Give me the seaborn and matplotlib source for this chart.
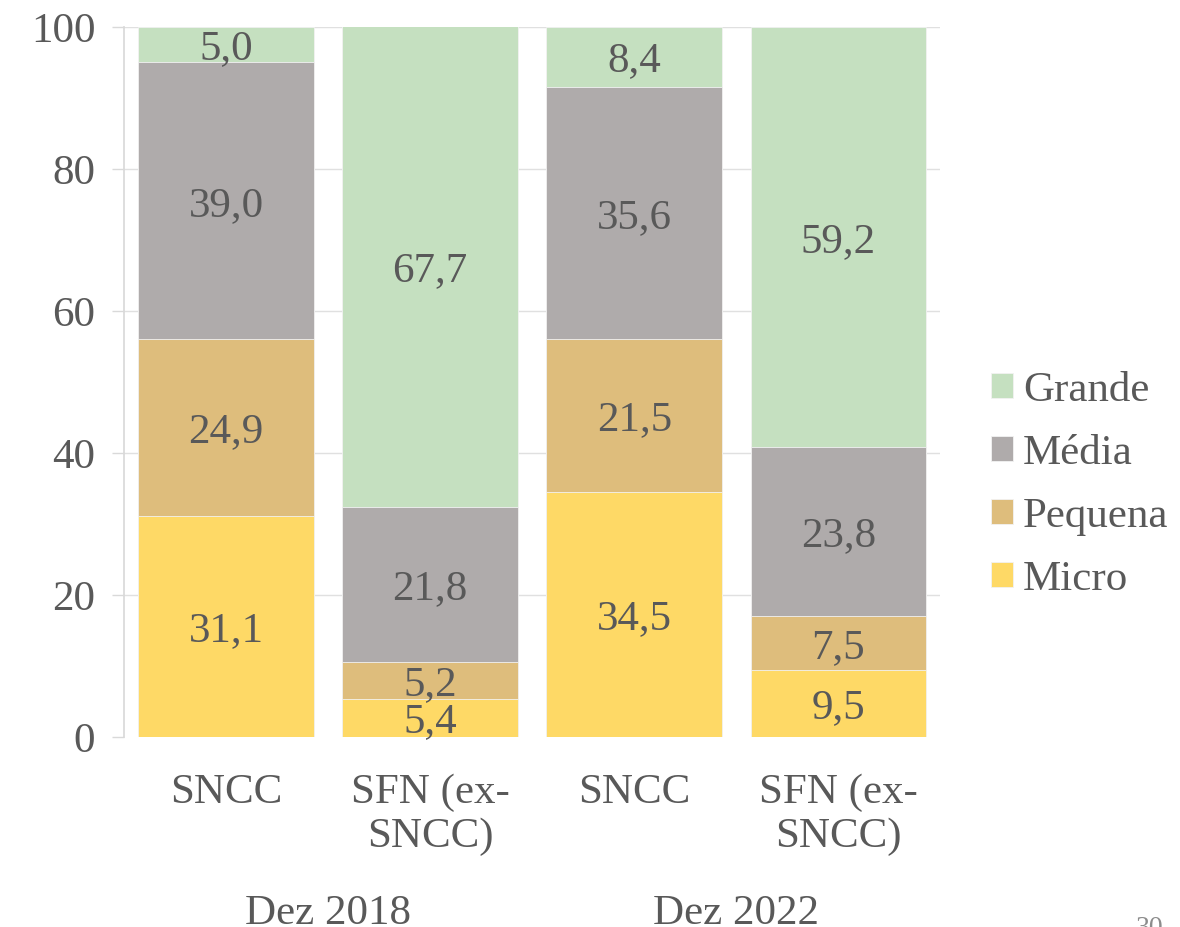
import numpy as np
import pandas as pd
import matplotlib.pyplot as plt
import matplotlib.transforms as mtransforms
import seaborn as sns

# data (percent shares by company size)
bar_ids = ['SNCC 2018', 'SFN 2018', 'SNCC 2022', 'SFN 2022']
bar_labels = ['SNCC', 'SFN (ex-\nSNCC)', 'SNCC', 'SFN (ex-\nSNCC)']
groups = ['Dez 2018', 'Dez 2022']
sizes = ['Micro', 'Pequena', 'Média', 'Grande']
micro = [31.1, 5.4, 34.5, 9.5]
pequena = [24.9, 5.2, 21.5, 7.5]
media = [39.0, 21.8, 35.6, 23.8]
grande = [5.0, 67.7, 8.4, 59.2]
colors = {'Micro': '#FED966', 'Pequena': '#DEBD7C', 'Média': '#AFABAB', 'Grande': '#C5E0C0'}

sns.set_theme(style='white')
plt.rcParams['font.family'] = ['Liberation Serif', 'DejaVu Serif']
txt_color = '#595959'
fs = 31

df = pd.DataFrame({'bar': bar_ids, 'Micro': micro, 'Pequena': pequena,
                   'Média': media, 'Grande': grande})
# cumulative tops, drawn from the tallest layer down
cum = df[sizes].cumsum(axis=1)

fig = plt.figure(figsize=(11.8, 9.27), dpi=100)
ax = fig.add_axes([0.105, 0.205, 0.692, 0.766])

for s in reversed(sizes):
    sns.barplot(x=df['bar'], y=cum[s], order=bar_ids, color=colors[s],
                width=0.86, saturation=1, ax=ax, zorder=2, label=s,
                edgecolor='#F2F2F2', linewidth=0.6)

# value labels centred in each segment
for i in range(len(bar_ids)):
    bottom = 0
    for s in sizes:
        v = df.loc[i, s]
        ax.text(i, bottom + v / 2, f'{v:.1f}'.replace('.', ','), ha='center',
                va='center_baseline', fontsize=fs, color=txt_color, zorder=3)
        bottom += v

ax.set_xlim(-0.5, 3.5)
ax.set_ylim(0, 100)
ax.set_yticks(range(0, 101, 20))
ax.set_xticks(range(4))
ax.set_xticklabels(bar_labels)
ax.set_xlabel('')
ax.set_ylabel('')
ax.tick_params(axis='x', length=0, pad=26, labelsize=fs, labelcolor=txt_color)
ax.tick_params(axis='y', left=True, length=8.6, width=1, color='#D9D9D9', pad=12,
               labelsize=fs, labelcolor=txt_color)
ax.grid(axis='y', color='#E0E0E0', linewidth=1, zorder=0)
ax.set_axisbelow(True)
ax.yaxis.get_gridlines()[0].set_visible(False)
for side in ['top', 'right', 'bottom']:
    ax.spines[side].set_visible(False)
ax.spines['left'].set_color('#D9D9D9')

# group labels under the bars
trans = mtransforms.blended_transform_factory(ax.transData, ax.transAxes)
for k, g in enumerate(groups):
    ax.text(2 * k + 0.5, -0.264, g, transform=trans, ha='center', va='baseline',
            fontsize=fs, color=txt_color)

handles, labels = ax.get_legend_handles_labels()
ax.legend(handles, labels, loc='center left', bbox_to_anchor=(0.807, 0.477),
          bbox_transform=fig.transFigure, frameon=False, fontsize=fs,
          labelcolor=txt_color, handlelength=0.51, handleheight=0.51,
          handletextpad=0.23, labelspacing=0.57)

fig.text(0.974, 0.012, '30', ha='center', va='top', fontsize=20, color='#8C8C8C')

fig.savefig('out.png', dpi=100)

....

SET PROBLEM:
Find every line that holds "seaborn" and copy it.

ANSWER TO THIS EXERCISE:
Give me the seaborn and matplotlib source for this chart.
import seaborn as sns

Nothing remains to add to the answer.